Recipe comes from windjammer Chef Annie Mahle’s latest edition ‘At Home, at Sea: Recipes from a Maine Windjammer

The perfect NYE dish: poached salmon with tri-pepper salsa

Sat, 12/30/2017 - 8:30am

ROCKLAND—The week between the holidays and New Year’s Eve has a lot of folks pondering the waistline and trying to find that perfect balance between healthy and delicious. What to bring to the New Year’s Eve party? Chef Annie Mahle, who owns the schooner J. & E. Riggin with her husband, Captain Jon Finger, has just the ideal recipe.
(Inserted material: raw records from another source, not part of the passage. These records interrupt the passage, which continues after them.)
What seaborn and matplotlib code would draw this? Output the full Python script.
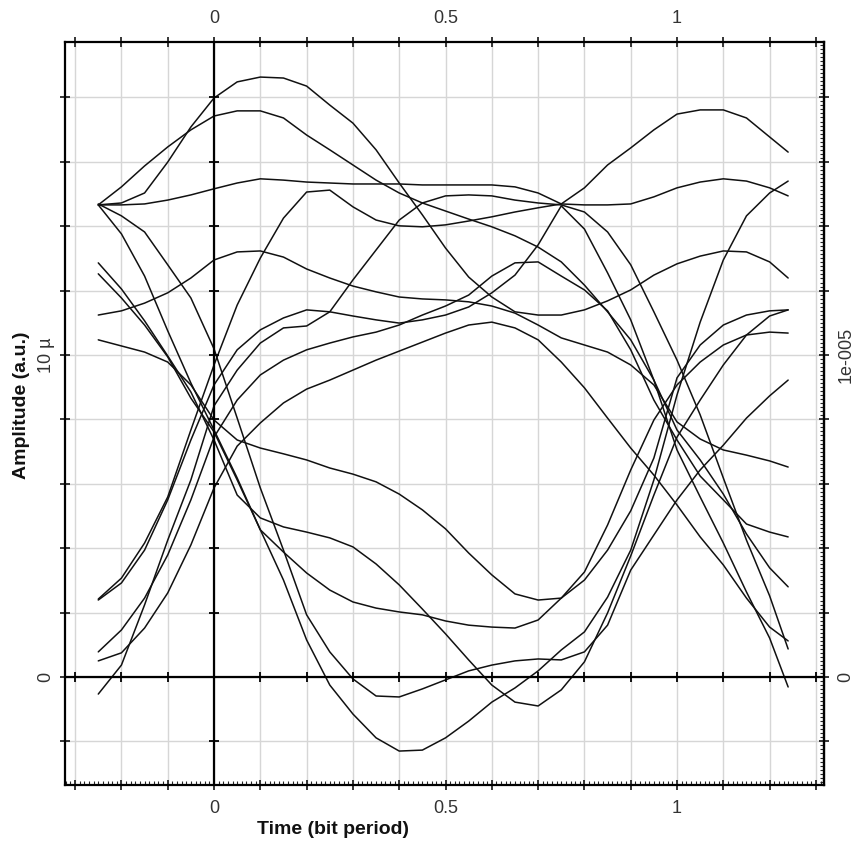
import numpy as np
import pandas as pd
import matplotlib
matplotlib.use("Agg")
import matplotlib.pyplot as plt
import seaborn as sns
from matplotlib.ticker import MultipleLocator

# ---------------- data (amplitude in micro-units, time in bit periods) -------------
time = [-0.25, -0.20, -0.15, -0.10, -0.05, 0.00, 0.05, 0.10, 0.15, 0.20, 0.25,
        0.30, 0.35, 0.40, 0.45, 0.50, 0.55, 0.60, 0.65, 0.70, 0.75, 0.80,
        0.85, 0.90, 0.95, 1.00, 1.05, 1.10, 1.15, 1.20, 1.24]

tr01 = [14.66, 14.72, 15.03, 15.99, 17.08, 17.98, 18.48, 18.63, 18.60, 18.35, 17.76,
        17.20, 16.37, 15.34, 14.35, 13.32, 12.42, 11.80, 11.34, 11.24, 11.24, 11.40,
        11.68, 12.02, 12.48, 12.83, 13.07, 13.23, 13.20, 12.89, 12.39]
tr02 = [14.66, 15.22, 15.87, 16.46, 16.99, 17.42, 17.58, 17.58, 17.36, 16.83, 16.37,
        15.90, 15.43, 15.03, 14.72, 14.47, 14.22, 13.98, 13.70, 13.35, 12.89, 12.17,
        11.34, 10.47, 9.22, 7.67, 6.74, 5.68, 4.44, 3.39, 2.80]
tr03 = [14.66, 14.66, 14.69, 14.81, 14.97, 15.16, 15.34, 15.47, 15.43, 15.37, 15.34,
        15.31, 15.31, 15.31, 15.28, 15.28, 15.28, 15.28, 15.22, 15.03, 14.69, 15.19,
        15.90, 16.43, 16.99, 17.48, 17.61, 17.61, 17.36, 16.77, 16.30]
tr04 = [11.24, 11.37, 11.61, 11.93, 12.39, 12.95, 13.20, 13.23, 13.04, 12.67, 12.39,
        12.14, 11.96, 11.80, 11.74, 11.71, 11.65, 11.52, 11.30, 10.93, 10.53, 10.31,
        10.09, 9.69, 9.07, 7.92, 7.39, 7.05, 6.89, 6.71, 6.52]
tr05 = [14.66, 13.76, 12.45, 10.75, 9.13, 7.67, 6.18, 4.57, 3.01, 1.15, -0.25,
        -1.15, -1.89, -2.30, -2.27, -1.89, -1.37, -0.78, -0.34, 0.19, 0.84, 1.40,
        2.48, 3.94, 6.12, 8.76, 11.02, 12.95, 14.32, 15.03, 15.40]
tr06 = [14.69, 14.32, 13.82, 12.80, 11.77, 10.19, 8.04, 5.87, 3.94, 1.93, 0.78,
        -0.06, -0.59, -0.62, -0.37, -0.09, 0.19, 0.37, 0.50, 0.56, 0.53, 0.78,
        1.61, 3.32, 4.41, 5.50, 6.43, 7.20, 8.04, 8.73, 9.22]
tr07 = [12.86, 12.05, 11.06, 9.97, 8.85, 7.36, 5.65, 4.94, 4.66, 4.50, 4.32,
        4.04, 3.51, 2.86, 2.11, 1.34, 0.53, -0.25, -0.78, -0.90, -0.40, 0.47,
        1.99, 3.76, 5.65, 7.45, 8.60, 9.69, 10.62, 11.21, 11.40]
tr08 = [12.52, 11.77, 10.93, 9.94, 8.66, 7.61, 6.12, 4.57, 3.88, 3.23, 2.70,
        2.33, 2.14, 2.02, 1.93, 1.74, 1.61, 1.55, 1.52, 1.77, 2.45, 3.01,
        3.94, 5.16, 6.80, 9.29, 10.31, 10.93, 11.24, 11.37, 11.40]
tr09 = [10.47, 10.28, 10.09, 9.78, 9.07, 7.98, 7.36, 7.11, 6.93, 6.74, 6.49,
        6.30, 6.06, 5.68, 5.19, 4.60, 3.85, 3.17, 2.58, 2.39, 2.45, 3.26,
        4.72, 6.43, 7.98, 9.07, 9.78, 10.31, 10.62, 10.71, 10.68]
tr10 = [2.42, 3.07, 4.16, 5.59, 7.67, 9.69, 11.55, 13.01, 14.25, 15.06, 15.12,
        14.60, 14.19, 14.01, 13.98, 14.04, 14.16, 14.29, 14.44, 14.57, 14.69, 14.66,
        14.66, 14.69, 14.91, 15.19, 15.37, 15.47, 15.40, 15.19, 14.94]
tr11 = [2.39, 2.92, 3.94, 5.50, 7.36, 9.07, 10.16, 10.78, 11.15, 11.40, 11.34,
        11.21, 11.09, 10.99, 11.09, 11.24, 11.49, 11.93, 12.48, 13.42, 14.63, 13.91,
        12.55, 11.09, 9.22, 7.05, 5.59, 4.16, 2.64, 1.21, -0.31]
tr12 = [-0.53, 0.37, 2.24, 4.25, 6.12, 8.42, 9.53, 10.37, 10.84, 10.90, 11.34,
        12.33, 13.26, 14.19, 14.72, 14.94, 14.97, 14.94, 14.81, 14.72, 14.66, 14.44,
        13.82, 12.80, 11.34, 9.84, 8.14, 6.18, 4.25, 2.52, 0.87]
tr13 = [0.78, 1.46, 2.45, 3.79, 5.50, 7.45, 8.60, 9.38, 9.84, 10.16, 10.37,
        10.56, 10.71, 10.93, 11.24, 11.52, 11.86, 12.45, 12.86, 12.89, 12.45, 12.02,
        11.37, 10.16, 8.60, 7.36, 6.24, 5.50, 4.75, 4.50, 4.35]
tr14 = [0.50, 0.75, 1.52, 2.61, 4.10, 5.87, 7.17, 7.89, 8.51, 8.94, 9.22,
        9.53, 9.84, 10.12, 10.40, 10.68, 10.93, 11.02, 10.84, 10.47, 9.78, 8.98,
        8.04, 7.11, 6.27, 5.34, 4.35, 3.48, 2.45, 1.55, 1.12]

traces = [tr01, tr02, tr03, tr04, tr05, tr06, tr07, tr08, tr09, tr10, tr11, tr12, tr13, tr14]

x_major_labels = {0.0: "0", 0.5: "0.5", 1.0: "1"}
y_left_labels = {0: "0", 10: "10 \u00b5"}
y_right_labels = {0: "0", 10: "1e-005"}

# ---------------- build long-form table ----------------
rows = []
for k, tr in enumerate(traces):
    for t, a in zip(time, tr):
        rows.append({"trace": k, "time": t, "amp": a})
df = pd.DataFrame(rows)

sns.set_style("white")
plt.rcParams["font.family"] = ["Liberation Sans", "DejaVu Sans"]

fig = plt.figure(figsize=(8.58, 8.46), dpi=100)
ax = fig.add_axes([0.0758, 0.0721, 0.8846, 0.8783])

sns.lineplot(data=df, x="time", y="amp", units="trace", estimator=None,
             color="#111111", lw=1.1, sort=False, legend=False, ax=ax, zorder=3)

xmin, xmax = -0.3218, 1.3175
ymin, ymax = -3.354, 19.72
ax.set_xlim(xmin, xmax)
ax.set_ylim(ymin, ymax)

# grid
xt = np.round(np.arange(-0.3, 1.31, 0.1), 2)
yt = np.arange(-2, 19, 2)
for v in xt:
    ax.axvline(v, color="#d6d6d6", lw=1.0, zorder=0)
for v in yt:
    ax.axhline(v, color="#d6d6d6", lw=1.0, zorder=0)

# axes through origin
ax.axhline(0, color="black", lw=1.6, zorder=4)
ax.axvline(0, color="black", lw=1.6, zorder=4)
ax.plot(np.zeros(len(yt)), yt, ls="none", marker="_", ms=7, mew=1.3, color="black", zorder=4)
ax.plot(xt, np.zeros(len(xt)), ls="none", marker="|", ms=7, mew=1.3, color="black", zorder=4)

for s in ax.spines.values():
    s.set_color("black")
    s.set_linewidth(1.6)

ax.set_xticks(xt)
ax.set_xticklabels([x_major_labels.get(float(v), "") for v in xt])
ax.set_yticks(yt)
ax.set_yticklabels([y_left_labels.get(int(v), "") for v in yt])
ax.xaxis.set_minor_locator(MultipleLocator(0.01))
ax.tick_params(axis="x", which="major", direction="inout", length=7, width=1.3,
               top=True, labeltop=True, bottom=True, labelbottom=True,
               labelsize=13, labelcolor="#333333", pad=7)
ax.tick_params(axis="x", which="minor", direction="in", length=3, width=0.8,
               top=False, bottom=True)
ax.tick_params(axis="y", which="major", direction="inout", length=7, width=1.3,
               left=True, labelleft=True, labelsize=13, labelcolor="#333333",
               pad=4, labelrotation=90)
for lab in ax.get_yticklabels():
    lab.set_va("center")

sec = ax.secondary_yaxis("right")
sec.set_yticks(yt)
sec.set_yticklabels([y_right_labels.get(int(v), "") for v in yt])
sec.yaxis.set_minor_locator(MultipleLocator(0.125))
sec.tick_params(axis="y", which="major", direction="inout", length=7, width=1.3,
                labelsize=13, labelcolor="#333333", pad=6, labelrotation=90)
sec.tick_params(axis="y", which="minor", direction="in", length=3, width=0.8)
sec.spines["right"].set_linewidth(1.6)
for lab in sec.get_yticklabels():
    lab.set_va("center")

ax.set_xlabel("")
ax.set_ylabel("")
fig.text(0.388, 0.019, "Time (bit period)", fontsize=14, fontweight="bold",
         ha="center", va="center", color="#111111")
fig.text(0.0256, 0.521, "Amplitude (a.u.)", fontsize=14, fontweight="bold",
         ha="center", va="center", rotation=90, color="#111111")

fig.savefig("out.png", dpi=100, facecolor="white")
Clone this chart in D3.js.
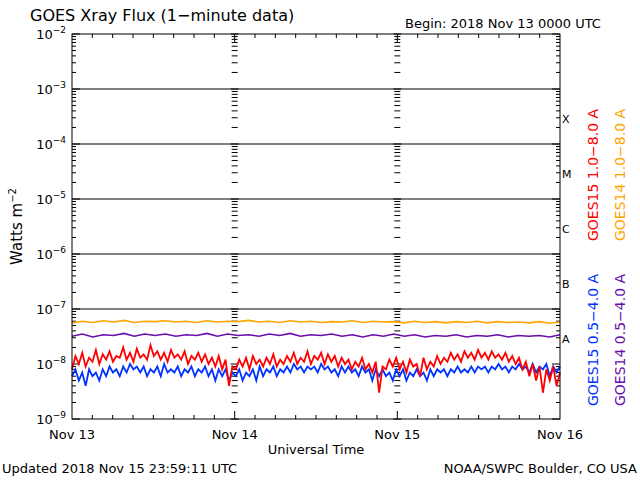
<!DOCTYPE html><html><head><meta charset="utf-8">
<script src="https://cdn.jsdelivr.net/npm/d3@7"></script>
<style>body{margin:0;background:#fff}text{font-family:"DejaVu Sans",sans-serif}</style></head><body>
<svg id="c" width="640" height="480"></svg>
<script>
const dayLabels=["Nov 13","Nov 14","Nov 15","Nov 16"];
const yTickExps=[-9,-8,-7,-6,-5,-4,-3,-2];
const classLabels=[["X",-3.55],["M",-4.55],["C",-5.55],["B",-6.55],["A",-7.55]];
// values in units of 1e-9 W m^-2, evenly spaced over 3 days
const goes15Long=[8,14,10,16,9,13,11,18,10,15,12,17,11,14,13,20,12,16,11,19,13,15,12,22,14,17,12,16,11,18,13,15,12,17,10,14,12,16,11,15,10,13,9,14,8,12,4,9,
8,12,9,13,8,14,10,12,9,13,10,15,9,12,10,14,11,16,10,13,11,17,10,14,12,16,10,15,11,14,9,13,10,12,8,11,9,13,8,10,7,11,3,9,8,12,9,13,
8,11,7,12,9,10,6,13,8,11,9,14,10,13,11,16,12,15,11,17,13,16,12,18,13,16,12,17,13,15,12,16,11,14,10,13,8,11,6,10,5,9,3,8,5,9,4,7];
const goes15Short=[6,8,5,7,4,8,6,7,5,8,6,9,7,8,6,9,7,10,8,9,7,9,6,8,7,9,6,10,7,8,7,9,6,8,7,9,6,8,7,9,6,8,5,8,6,8,5,7,
6,8,5,7,6,8,5,9,6,8,7,9,6,8,7,9,7,10,8,9,7,9,8,9,7,10,8,9,7,8,6,9,7,9,7,8,6,9,7,8,5,8,6,8,6,7,5,8,
6,8,5,7,6,8,6,7,5,8,6,8,7,8,6,8,7,9,7,8,7,9,7,9,8,9,7,9,8,10,8,9,7,9,8,10,8,9,7,10,7,9,8,10,6,9,7,9];
const goes14Long=[56,60,57,61,58,62,57,60,59,61,58,60,57,61,58,60,59,62,58,60,57,61,58,60,57,59,58,61,57,60,58,59,56,60,57,59,56,59,57,60,56,59,57,58,56,59,55,58];
const goes14Short=[32,35,31,34,33,36,32,35,33,35,32,34,33,36,32,35,33,34,32,35,33,36,32,34,33,35,32,34,31,34,32,35,32,34,31,33,32,34,31,33,32,34,31,33,32,33,31,34];

const svg=d3.select("#c");
const L=72,R=560,T=34,B=419;
const x=d3.scaleLinear().domain([0,3]).range([L,R]);
const y=d3.scaleLog().domain([1e-9,1e-2]).range([B,T]);

svg.append("g").selectAll("line").data([-7,-6,-5,-4,-3]).join("line")
 .attr("x1",L).attr("x2",R).attr("y1",d=>y(10**d)).attr("y2",d=>y(10**d)).attr("stroke","#000");

const minors=[];yTickExps.slice(0,-1).forEach(e=>{for(let m=2;m<=9;m++)minors.push(m*10**e)});
const g=svg.append("g").attr("stroke","#000");
[0,1,2,3].forEach(d=>{
  const xx=x(d);
  minors.forEach(v=>{
    const x1=d===3?xx-4:(d===0?xx:xx-3), x2=d===0?xx+4:(d===3?xx:xx+3);
    g.append("line").attr("x1",x1).attr("x2",x2).attr("y1",y(v)).attr("y2",y(v));
  });
  yTickExps.forEach(e=>{
    g.append("line").attr("x1",d===3?xx-8:(d===0?xx:xx-4)).attr("x2",d===0?xx+8:(d===3?xx:xx+4)).attr("y1",y(10**e)).attr("y2",y(10**e));
  });
});
for(let h=3;h<72;h+=3){
  const xx=x(h/24), big=h%24===0;
  g.append("line").attr("x1",xx).attr("x2",xx).attr("y1",T).attr("y2",T+(big?8:4));
  g.append("line").attr("x1",xx).attr("x2",xx).attr("y1",B).attr("y2",B-(big?8:4));
}

function series(arr,color,w){
  const n=arr.length;
  const line=d3.line().x((d,i)=>x(i*3/(n-1))).y(d=>y(d*1e-9));
  svg.append("path").attr("d",line(arr)).attr("fill","none").attr("stroke",color).attr("stroke-width",w);
}
series(goes14Long,"#ffa500",1.6);
series(goes14Short,"#6a0dad",1.6);
series(goes15Short,"#0033ff",1.8);
series(goes15Long,"#ff0000",1.8);

svg.append("rect").attr("x",L).attr("y",T).attr("width",R-L).attr("height",B-T).attr("fill","none").attr("stroke","#000");

const yl=svg.append("g").attr("font-size",13);
yTickExps.forEach(e=>{
  const t=yl.append("text").attr("x",L-6).attr("y",y(10**e)+5).attr("text-anchor","end");
  t.append("tspan").text("10");
  t.append("tspan").attr("dy",-6).attr("font-size",9).text(String(e).replace("-","−"));
});
dayLabels.forEach((d,i)=>svg.append("text").attr("x",x(i)).attr("y",B+20).attr("text-anchor","middle").attr("font-size",13).text(d));
svg.append("text").attr("x",(L+R)/2).attr("y",B+35).attr("text-anchor","middle").attr("font-size",13).text("Universal Time");
const yt=svg.append("text").attr("transform",`translate(22,${(T+B)/2}) rotate(-90)`).attr("text-anchor","middle").attr("font-size",15);
yt.append("tspan").text("Watts m");yt.append("tspan").attr("dy",-6).attr("font-size",10).text("−2");
classLabels.forEach(([c,e])=>svg.append("text").attr("x",R+2).attr("y",y(10**e)+4).attr("font-size",11).attr("font-family","Liberation Serif").text(c));
svg.append("text").attr("x",30).attr("y",21).attr("font-size",16).text("GOES Xray Flux (1−minute data)");
svg.append("text").attr("x",405).attr("y",28).attr("font-size",13).text("Begin:  2018 Nov 13 0000 UTC");
svg.append("text").attr("x",2).attr("y",473).attr("font-size",13).text("Updated 2018 Nov 15 23:59:11 UTC");
svg.append("text").attr("x",637).attr("y",473).attr("text-anchor","end").attr("font-size",13).text("NOAA/SWPC Boulder, CO USA");
function vlab(xx,yc,txt,col){svg.append("text").attr("transform",`translate(${xx},${yc}) rotate(-90)`).attr("text-anchor","middle").attr("font-size",14).attr("fill",col).text(txt);}
vlab(598,175,"GOES15 1.0−8.0 A","#ff0000");
vlab(625,175,"GOES14 1.0−8.0 A","#ffa500");
vlab(598,340,"GOES15 0.5−4.0 A","#0033ff");
vlab(625,340,"GOES14 0.5−4.0 A","#6a0dad");
</script></body></html>
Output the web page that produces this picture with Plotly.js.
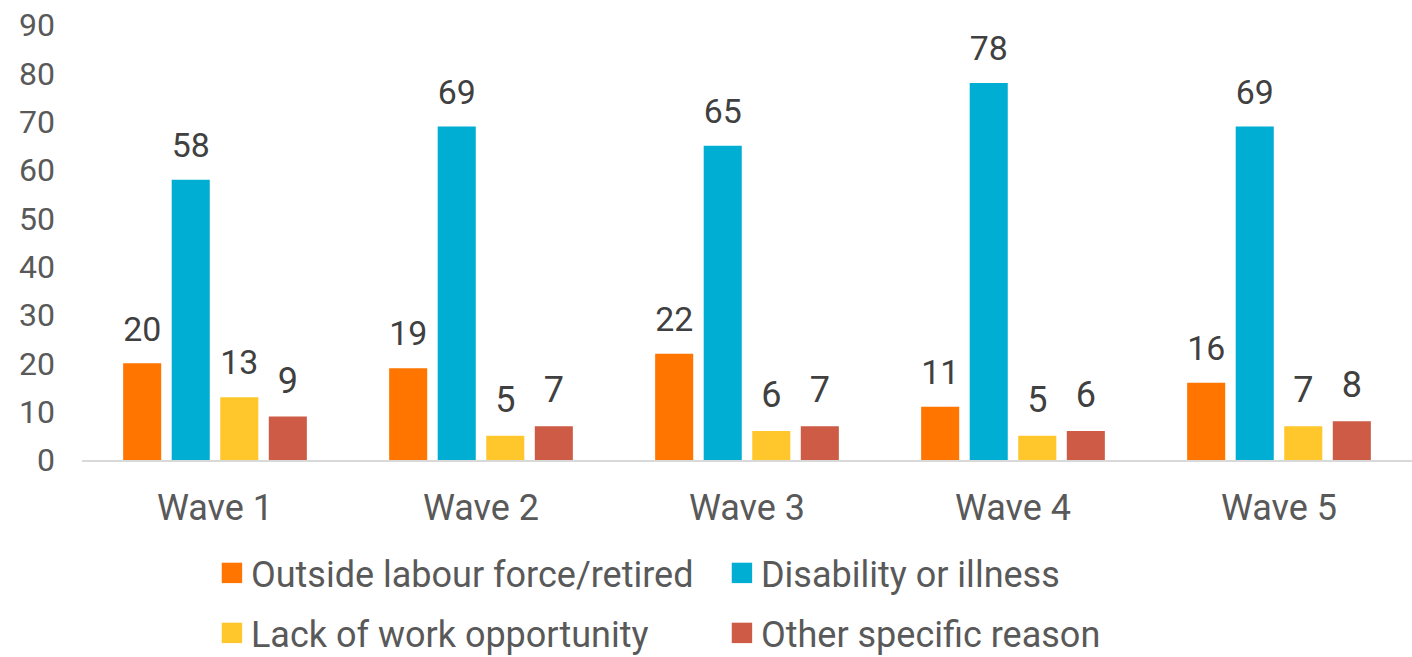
<!DOCTYPE html>
<html>
<head>
<meta charset="utf-8">
<script src="https://cdn.plot.ly/plotly-3.0.1.min.js"></script>
<style>html,body{margin:0;padding:0;background:#fff;}#chart{width:1412px;height:657px;}</style>
</head>
<body>
<div id="chart"></div>
<script>
const categories = ["Wave 1", "Wave 2", "Wave 3", "Wave 4", "Wave 5"];
const seriesNames = ["Outside labour force/retired", "Disability or illness", "Lack of work opportunity", "Other specific reason"];
const outsideLabour = [20, 19, 22, 11, 16];
const disability = [58, 69, 65, 78, 69];
const lackOfWork = [13, 5, 6, 5, 7];
const otherReason = [9, 7, 7, 6, 8];
const colors = ["#FF7500", "#00AED3", "#FFC72C", "#CD5B45"];
const yTicks = [0, 10, 20, 30, 40, 50, 60, 70, 80, 90];

const values = [outsideLabour, disability, lackOfWork, otherReason];
const legends = ["legend", "legend", "legend2", "legend2"];
const traces = values.map((v, i) => ({
  type: "bar",
  name: seriesNames[i],
  x: categories,
  y: v,
  text: v.map(String),
  textposition: "outside",
  cliponaxis: false,
  textfont: {family: "Roboto", size: 36, color: "#404040"},
  marker: {color: colors[i]},
  legend: legends[i],
  hoverinfo: "x+y+name"
}));

const legendCommon = {
  orientation: "h",
  xref: "container", yref: "container",
  x: 0.1494, xanchor: "left", yanchor: "middle",
  font: {family: "Roboto", size: 36, color: "#595959"},
  entrywidth: 465, entrywidthmode: "pixels",
  itemwidth: 30, bgcolor: "rgba(0,0,0,0)"
};

const layout = {
  width: 1412, height: 657,
  margin: {l: 82, r: 0, t: 25, b: 197},
  paper_bgcolor: "#fff", plot_bgcolor: "#fff",
  barmode: "group", bargap: 0.27, bargroupgap: 0.216,
  font: {family: "Roboto", color: "#595959"},
  xaxis: {
    type: "category",
    showline: true, linecolor: "#D9D9D9", linewidth: 2,
    showgrid: false, ticks: "",
    tickfont: {family: "Roboto", size: 36, color: "#595959"},
    ticklabelstandoff: 15
  },
  yaxis: {
    range: [0, 90], tickvals: yTicks, ticktext: yTicks.map(String),
    showgrid: false, zeroline: false, showline: false, ticks: "",
    tickfont: {family: "Roboto", size: 32, color: "#595959"},
    ticklabelstandoff: 26
  },
  showlegend: true,
  legend: Object.assign({}, legendCommon, {y: 1 - 573/657}),
  legend2: Object.assign({}, legendCommon, {y: 1 - 633/657})
};

Plotly.newPlot("chart", traces, layout, {displayModeBar: false, staticPlot: true}).then(gd => {
  // let the enlarged keys show fully
  gd.querySelectorAll(".legend .scrollbox").forEach(s => s.removeAttribute("clip-path"));
  // enlarge legend swatches to match the reference's square keys
  gd.querySelectorAll(".legendpoints path").forEach(p => {
    const tr = p.getAttribute("transform") || "";
    p.setAttribute("transform", tr + " translate(1,0) scale(1.7)");
  });
  // lift the value labels a little further above their bars
  gd.querySelectorAll(".bars .point text").forEach(t => {
    const y = parseFloat(t.getAttribute("y") || "0");
    t.setAttribute("y", y - 12);
  });
});
</script>
</body>
</html>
“I make a poached salmon with tri-pepper salsa,” she said of one her most popular recipes with guests of the schooner. “If I don’t make this for some of our returning guests, they start to clamor for it. It’s really versatile; you can make this into the entrée itself or you can size down the portions and make it into a side dish or appetizer that people will just love. And, after the holidays when everyone is feeling the need to head into the new year with more healthy options, it’s the kind of thing you just make for yourself on a weeknight.”

Mahle has been cooking and writing for nearly 30 years. This recipe is part of her second, revised and updated edition of “At Home, at Sea: Recipes from a Maine Windjammer” (2017, Baggywrinkle Press). The first edition was published in 2004. She also penned “Sugar & Salt: A Year at Home and At Sea (The Blue Book and The Orange Book).  “I have really evolved in my cooking since the first book, although I use recipes from it all of the time,” said Mahle. “In this updated version of the book, I’ve got 100 new recipes and variations with all new photos. I like to riff on recipes all of the time; so you’ll see maybe six variations on my classic biscuit recipe or six variations on my bread.”

For the salmon, she sources it from Jess’s Market in Rockland. “I switch back back and forth between buying wild caught and Scottish farm-raised salmon,” she said. “There are pros and cons to both. On the one hand, buying farm-raised means you’re not contributing to overfishing; on the other, you want to make sure if you’re buying from farms that are sustainable and that the water quality is very good with limited use of chemicals and antibiotics.”

As it is nearly January, she buys the peppers from the local supermarkets. “The only time that those peppers would truly be in season to buy locally would be around August, but we are lucky to have such a diversity of food choices in the Midcoast,” she said.

Mahle has made appearances on the the local NBC affiliate station WCSH’s “207” program numerous times, as well as on the Today Show, New England Cable News, the Food Network and multiple appearances on the local NBC affiliate WCSH’s 207 Show.Annie’s cooking has been recognized by Yankee Magazine as a one of the “Top 10 Places to have Dinner with a View” and as the “Best Windjammer Fare” in the Best of New England series.